All of the data that follows should be retyped exactly, please, except the pictures.

Code that draws figures:
[START]

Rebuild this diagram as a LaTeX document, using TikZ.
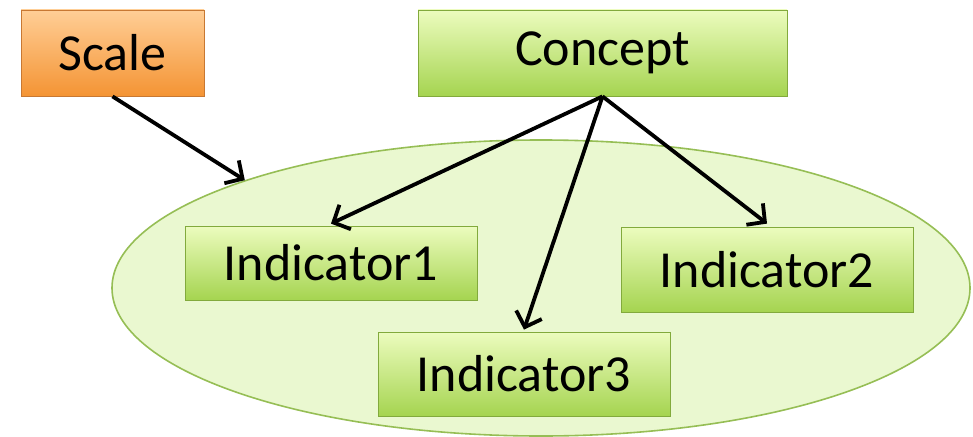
\documentclass[tikz,border=0pt]{standalone}
\usepackage{fontspec}
\setmainfont{Carlito}
\usepackage{tikz}
\usetikzlibrary{shapes.geometric,arrows.meta}

\definecolor{leafhi}{RGB}{236,252,190}
\definecolor{leaflo}{RGB}{165,212,80}
\definecolor{leafrim}{RGB}{130,170,60}
\definecolor{orangehi}{RGB}{255,206,150}
\definecolor{orangelo}{RGB}{244,148,52}
\definecolor{orangerim}{RGB}{200,120,50}
\definecolor{groupfill}{RGB}{234,248,208}
\definecolor{grouprim}{RGB}{150,190,85}

\tikzset{
  greenbox/.style={draw=leafrim, line width=0.8pt, top color=leafhi, bottom color=leaflo,
    inner sep=0pt, font=\fontsize{52}{60}\selectfont},
  orangebox/.style={draw=orangerim, line width=0.8pt, top color=orangehi, bottom color=orangelo,
    inner sep=0pt, font=\fontsize{52}{60}\selectfont},
  link/.style={line width=3.8pt, -{Straight Barb[length=13pt,width=27pt,line width=3.8pt]}}
}

\begin{document}
\begin{tikzpicture}[x=1pt,y=-1pt]
\useasboundingbox (0,0) rectangle (973,436);

% the set of indicators
\node[ellipse, draw=grouprim, line width=1.6pt, fill=groupfill,
      minimum width=858pt, minimum height=296pt] (group) at (541,288) {};

\node[orangebox, minimum width=183pt, minimum height=86pt] (scale) at (112.5,53) {Scale};
\node[greenbox, minimum width=369pt, minimum height=86pt] (concept) at (602.5,53) {Concept};

\node[greenbox, minimum width=292pt, minimum height=74pt] (ind1) at (331,263) {Indicator1};
\node[greenbox, minimum width=292pt, minimum height=85pt] (ind2) at (767,269.5) {Indicator2};
\node[greenbox, minimum width=292pt, minimum height=84pt] (ind3) at (524,374) {Indicator3};

\draw[link] (scale.south) -- (group.160.7);
\draw[link] (concept.south) -- ([yshift=2pt]ind1.north);
\draw[link] (concept.south) -- ([yshift=2pt]ind3.north);
\draw[link] (concept.south) -- ([yshift=3pt]ind2.north);

\end{tikzpicture}
\end{document}
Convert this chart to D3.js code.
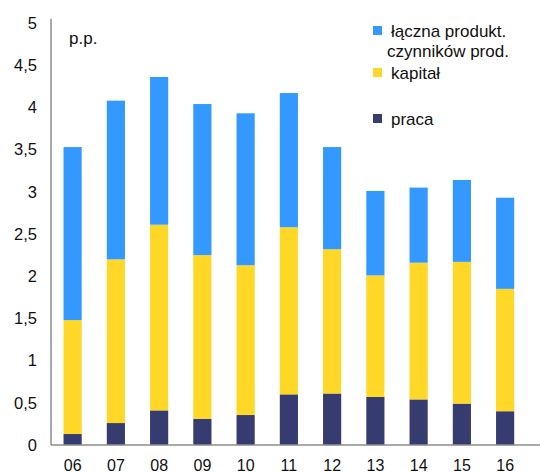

[END]

### [RESULT BELOW]
Rebuild this diagram as a LaTeX document, using TikZ.
\documentclass[tikz,border=0pt]{standalone}
\usepackage{fontspec}
\setmainfont{Carlito}
\usepackage{tikz}
\usetikzlibrary{shapes.geometric,arrows.meta}

\definecolor{leafhi}{RGB}{236,252,190}
\definecolor{leaflo}{RGB}{165,212,80}
\definecolor{leafrim}{RGB}{130,170,60}
\definecolor{orangehi}{RGB}{255,206,150}
\definecolor{orangelo}{RGB}{244,148,52}
\definecolor{orangerim}{RGB}{200,120,50}
\definecolor{groupfill}{RGB}{234,248,208}
\definecolor{grouprim}{RGB}{150,190,85}

\tikzset{
  greenbox/.style={draw=leafrim, line width=0.8pt, top color=leafhi, bottom color=leaflo,
    inner sep=0pt, font=\fontsize{52}{60}\selectfont},
  orangebox/.style={draw=orangerim, line width=0.8pt, top color=orangehi, bottom color=orangelo,
    inner sep=0pt, font=\fontsize{52}{60}\selectfont},
  link/.style={line width=3.8pt, -{Straight Barb[length=13pt,width=27pt,line width=3.8pt]}}
}

\begin{document}
\begin{tikzpicture}[x=1pt,y=-1pt]
\useasboundingbox (0,0) rectangle (973,436);

% the set of indicators
\node[ellipse, draw=grouprim, line width=1.6pt, fill=groupfill,
      minimum width=858pt, minimum height=296pt] (group) at (541,288) {};

\node[orangebox, minimum width=183pt, minimum height=86pt] (scale) at (112.5,53) {Scale};
\node[greenbox, minimum width=369pt, minimum height=86pt] (concept) at (602.5,53) {Concept};

\node[greenbox, minimum width=292pt, minimum height=74pt] (ind1) at (331,263) {Indicator1};
\node[greenbox, minimum width=292pt, minimum height=85pt] (ind2) at (767,269.5) {Indicator2};
\node[greenbox, minimum width=292pt, minimum height=84pt] (ind3) at (524,374) {Indicator3};

\draw[link] (scale.south) -- (group.160.7);
\draw[link] (concept.south) -- ([yshift=2pt]ind1.north);
\draw[link] (concept.south) -- ([yshift=2pt]ind3.north);
\draw[link] (concept.south) -- ([yshift=3pt]ind2.north);

\end{tikzpicture}
\end{document}
Convert this chart to D3.js code.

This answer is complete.